>> Begin Information shown

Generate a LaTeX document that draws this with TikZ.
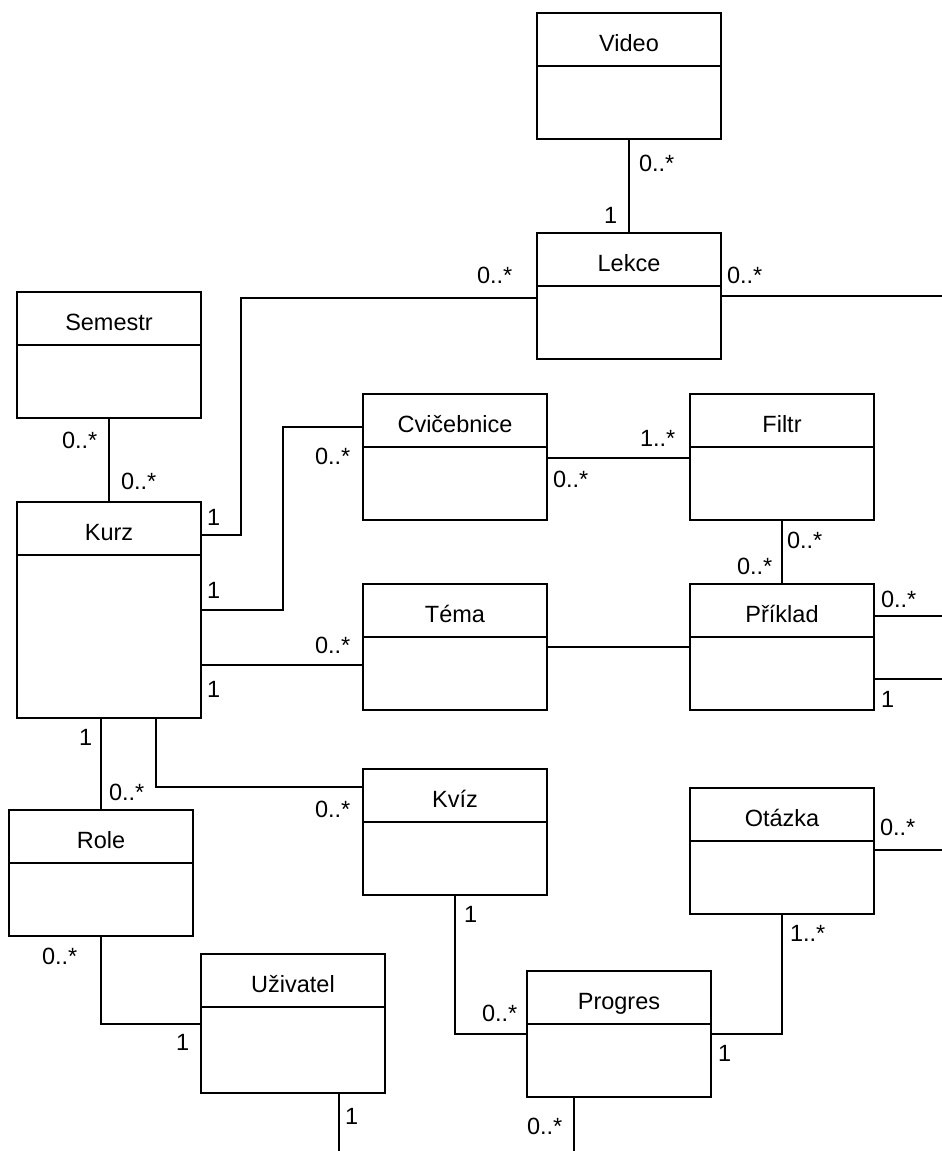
\documentclass[tikz,border=0pt]{standalone}
\usepackage{fontspec}
\setmainfont{Liberation Sans}
\usetikzlibrary{calc}

\tikzset{
  every node/.style={font=\fontsize{23.5}{28}\selectfont, inner sep=0pt, outer sep=0pt},
  classbox/.style={draw=black, line width=1.8pt, minimum width=184pt, fill=white},
  divider/.style={draw=black, line width=1.8pt},
  conn/.style={draw=black, line width=1.5pt},
  mult/.style={anchor=base west, text=black},
}

% UML class: name, left x, top y, height, title
\newcommand\umlclass[5]{%
  \node[classbox, minimum height=#4pt, anchor=north west] (#1) at (#2,#3) {};
  \draw[divider] ([yshift=-53pt]#1.north west) -- ([yshift=-53pt]#1.north east);
  \node[anchor=base] (#1-title) at ([yshift=-38pt]#1.north) {#5};
}

\begin{document}
\begin{tikzpicture}[x=1pt,y=-1pt]
\useasboundingbox (0,0) rectangle (942,1151);

% classes
\umlclass{video}{537}{13}{126}{Video}
\umlclass{lekce}{537}{233}{126}{Lekce}
\umlclass{semestr}{17}{292}{126}{Semestr}
\umlclass{kurz}{17}{502}{216}{Kurz}
\umlclass{cvicebnice}{363}{394}{126}{Cvičebnice}
\umlclass{filtr}{690}{394}{126}{Filtr}
\umlclass{tema}{363}{584}{126}{Téma}
\umlclass{priklad}{690}{584}{126}{Příklad}
\umlclass{kviz}{363}{769}{126}{Kvíz}
\umlclass{otazka}{690}{788}{126}{Otázka}
\umlclass{role}{9}{810}{126}{Role}
\umlclass{uzivatel}{201}{954}{139}{Uživatel}
\umlclass{progres}{527}{971}{126}{Progres}

% loose ends leaving the sheet
\coordinate (lekceOut) at (942,296);
\coordinate (prikladOutA) at (942,616);
\coordinate (prikladOutB) at (942,679);
\coordinate (otazkaOut) at (942,850);
\coordinate (uzivatelOut) at (339,1151);
\coordinate (progresOut) at (574,1151);

% associations
\draw[conn] (video.south) -- (lekce.north);
\draw[conn] (lekce.west |- 0,298) -| (241,535) -- (kurz.east |- 0,535);
\draw[conn] (lekce.east |- lekceOut) -- (lekceOut);
\draw[conn] (semestr.south) -- (kurz.north);
\draw[conn] (kurz.east |- 0,610) -| (283,427) -- (cvicebnice.west |- 0,427);
\draw[conn] (kurz.east |- 0,665) -- (tema.west |- 0,665);
\draw[conn] (cvicebnice.east |- 0,458) -- (filtr.west |- 0,458);
\draw[conn] (filtr.south) -- (priklad.north);
\draw[conn] (tema.east |- 0,647) -- (priklad.west |- 0,647);
\draw[conn] (priklad.east |- prikladOutA) -- (prikladOutA);
\draw[conn] (priklad.east |- prikladOutB) -- (prikladOutB);
\draw[conn] (role.north) -- (role.north |- kurz.south);
\draw[conn] (kurz.south -| 156,0) |- (kviz.west |- 0,787);
\draw[conn] (role.south) |- (uzivatel.west |- 0,1024);
\draw[conn] (uzivatel.south -| uzivatelOut) -- (uzivatelOut);
\draw[conn] (kviz.south) |- (progres.west |- 0,1034);
\draw[conn] (progres.east |- 0,1034) -| (otazka.south);
\draw[conn] (otazka.east |- otazkaOut) -- (otazkaOut);
\draw[conn] (progres.south -| progresOut) -- (progresOut);

% multiplicities
\node[mult] (m1) at (639,171) {0..*};
\node[mult] (m2) at (604,223) {1};
\node[mult] (m3) at (727,283) {0..*};
\node[mult] (m4) at (477,283) {0..*};
\node[mult] (m5) at (62,448) {0..*};
\node[mult] (m6) at (121,489) {0..*};
\node[mult] (m7) at (207,525) {1};
\node[mult] (m8) at (207,598) {1};
\node[mult] (m9) at (315,464) {0..*};
\node[mult] (m10) at (315,653) {0..*};
\node[mult] (m11) at (207,697) {1};
\node[mult] (m12) at (640,446) {1..*};
\node[mult] (m13) at (553,487) {0..*};
\node[mult] (m14) at (787,548) {0..*};
\node[mult] (m15) at (737,574) {0..*};
\node[mult] (m16) at (881,607) {0..*};
\node[mult] (m17) at (881,707) {1};
\node[mult] (m18) at (79,745) {1};
\node[mult] (m19) at (109,800) {0..*};
\node[mult] (m20) at (315,817) {0..*};
\node[mult] (m21) at (42,964) {0..*};
\node[mult] (m22) at (176,1050) {1};
\node[mult] (m23) at (345,1124) {1};
\node[mult] (m24) at (464,922) {1};
\node[mult] (m25) at (482,1021) {0..*};
\node[mult] (m26) at (527,1134) {0..*};
\node[mult] (m27) at (718,1061) {1};
\node[mult] (m28) at (790,941) {1..*};
\node[mult] (m29) at (880,835) {0..*};
\end{tikzpicture}
\end{document}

>> End Information shown

### Do this
Restate each line from the start of the listing through the line bearing "(progresOut) at (574,1151);" word for word. Drop the pictures.

### Response
Generate a LaTeX document that draws this with TikZ.
\documentclass[tikz,border=0pt]{standalone}
\usepackage{fontspec}
\setmainfont{Liberation Sans}
\usetikzlibrary{calc}

\tikzset{
  every node/.style={font=\fontsize{23.5}{28}\selectfont, inner sep=0pt, outer sep=0pt},
  classbox/.style={draw=black, line width=1.8pt, minimum width=184pt, fill=white},
  divider/.style={draw=black, line width=1.8pt},
  conn/.style={draw=black, line width=1.5pt},
  mult/.style={anchor=base west, text=black},
}

% UML class: name, left x, top y, height, title
\newcommand\umlclass[5]{%
  \node[classbox, minimum height=#4pt, anchor=north west] (#1) at (#2,#3) {};
  \draw[divider] ([yshift=-53pt]#1.north west) -- ([yshift=-53pt]#1.north east);
  \node[anchor=base] (#1-title) at ([yshift=-38pt]#1.north) {#5};
}

\begin{document}
\begin{tikzpicture}[x=1pt,y=-1pt]
\useasboundingbox (0,0) rectangle (942,1151);

% classes
\umlclass{video}{537}{13}{126}{Video}
\umlclass{lekce}{537}{233}{126}{Lekce}
\umlclass{semestr}{17}{292}{126}{Semestr}
\umlclass{kurz}{17}{502}{216}{Kurz}
\umlclass{cvicebnice}{363}{394}{126}{Cvičebnice}
\umlclass{filtr}{690}{394}{126}{Filtr}
\umlclass{tema}{363}{584}{126}{Téma}
\umlclass{priklad}{690}{584}{126}{Příklad}
\umlclass{kviz}{363}{769}{126}{Kvíz}
\umlclass{otazka}{690}{788}{126}{Otázka}
\umlclass{role}{9}{810}{126}{Role}
\umlclass{uzivatel}{201}{954}{139}{Uživatel}
\umlclass{progres}{527}{971}{126}{Progres}

% loose ends leaving the sheet
\coordinate (lekceOut) at (942,296);
\coordinate (prikladOutA) at (942,616);
\coordinate (prikladOutB) at (942,679);
\coordinate (otazkaOut) at (942,850);
\coordinate (uzivatelOut) at (339,1151);
\coordinate (progresOut) at (574,1151);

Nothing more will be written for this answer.